迷惑メールを防止するという観点からは,迷惑メールが社会問題化した時点で,少なくとも,Xが原告となって勝訴した横浜地決平13・10・29判時1765号18頁(NTTドコモ迷惑メール送信禁止仮処分事件)の時点で,Xは,約款を改定する手続を開始し,監督庁を説得して,(1)大量のメールの送信を制限する権限をXに与え,これを実行すること,および,(2)顧客が迷惑メールの受信を拒絶することのできる仕組みを作り,顧客に受信および通信料の支払を拒絶する権限を与えること,ならびに,(3)大量の迷惑メールを送付する事業者との契約を直ちに解除する権限をXに与え,これを実行することが必要であった。
年 | 月日 | 本判決後のNTT DoCoMoの迷惑メール対策 |
---|---|---|
平成15年 (2003年) |
7月10日 | 法令に違反した迷惑メール送信が確認されたiモード契約者に対して、同一名義の契約回線すべてを「パケット通信サービス契約約款」または「FOMAサービス契約約款」に基づき利用停止ならびに契約解除を実施することとなった。 |
10月20日 | iモードメールの送信回数制限(1日あたり1,000回未満)する機能を付加。 | |
12月25日 | 事業者別の「ドメイン指定受信」が可能となった。これにより,NTT DoCoMo以外の携帯電話から発信される迷惑メールの受信を拒絶できるようになった。 | |
平成16年 (2004年) |
3月15日 | 1日あたり1台から送信される200通目以降のiモードメールを、受信側の設定により受信拒否する機能を付加。 |
このような観点からするならば,Xが,迷惑メールの受信料を拒絶できない状態に顧客を放置しておきながら,しかも,迷惑メールの送信者に対する契約解除を行わないまま,Xが迷惑メールの発信者に対して,迷惑メールについて支払を強制されている顧客の通信料を,Xの損害賠償の算定基準として請求することは,信義に反して許されないというべきである。

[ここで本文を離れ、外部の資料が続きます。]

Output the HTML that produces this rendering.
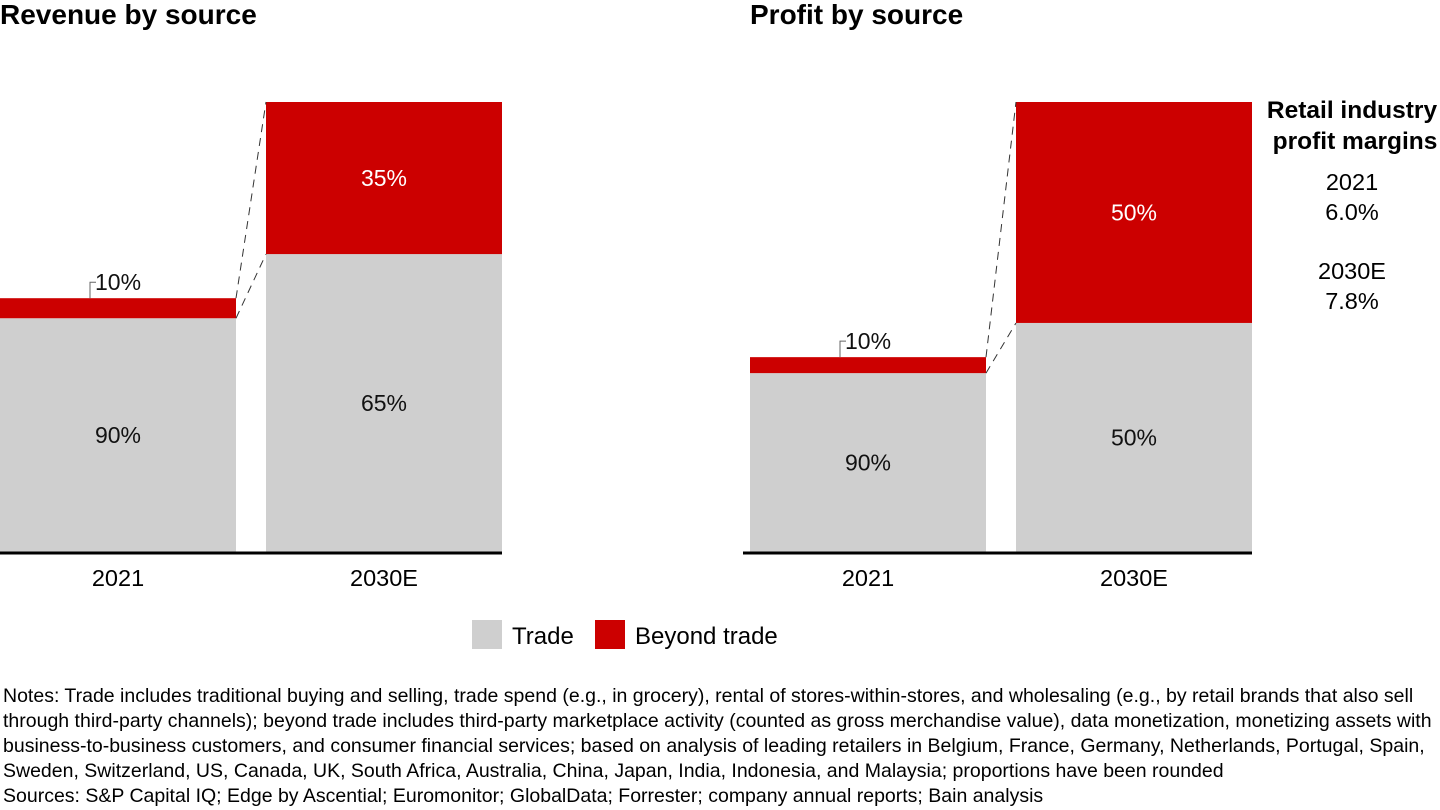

悪質な事業者に対する見せしめ的判決は,即効性があるように見えて,結果的には,容易に改善できる約款の不備を改善させることなく現状を維持させてしまうことになる。したがって,本件のような約款紛争の場合には,裁判所は,約款作成者不利原則を無視して,例外的な処理をするのではなく,解除もせずに,根拠の薄弱な「得べかりし利益」の損害賠償を請求しているXを敗訴させるべきであったと考える。
確かに,このような解決は,総務省の監督下にあり,迅速な約款改定が困難な状況にあるXにとって酷なように見えるかもしれない。しかし,個別的な契約紛争とは異なり,約款紛争に関しては,原則として,「約款作成者に不利に解釈すべし」という解釈原則に則って,「大量取引の一律・一貫的解決」を行うべきである。
そのような原則にのっとった解決こそが,Xのモラル・ハザードを防止し,しかも,Xに対して,すべての受信者に有効な対策として迷惑メールの送信事業者に対する契約解除の措置を促進させ,さらには,宛先不明の迷惑メールだけでなく,すべての迷惑メールから受信者を保護するためのシステム改善と約款の改定を行うことを促進することになると考える。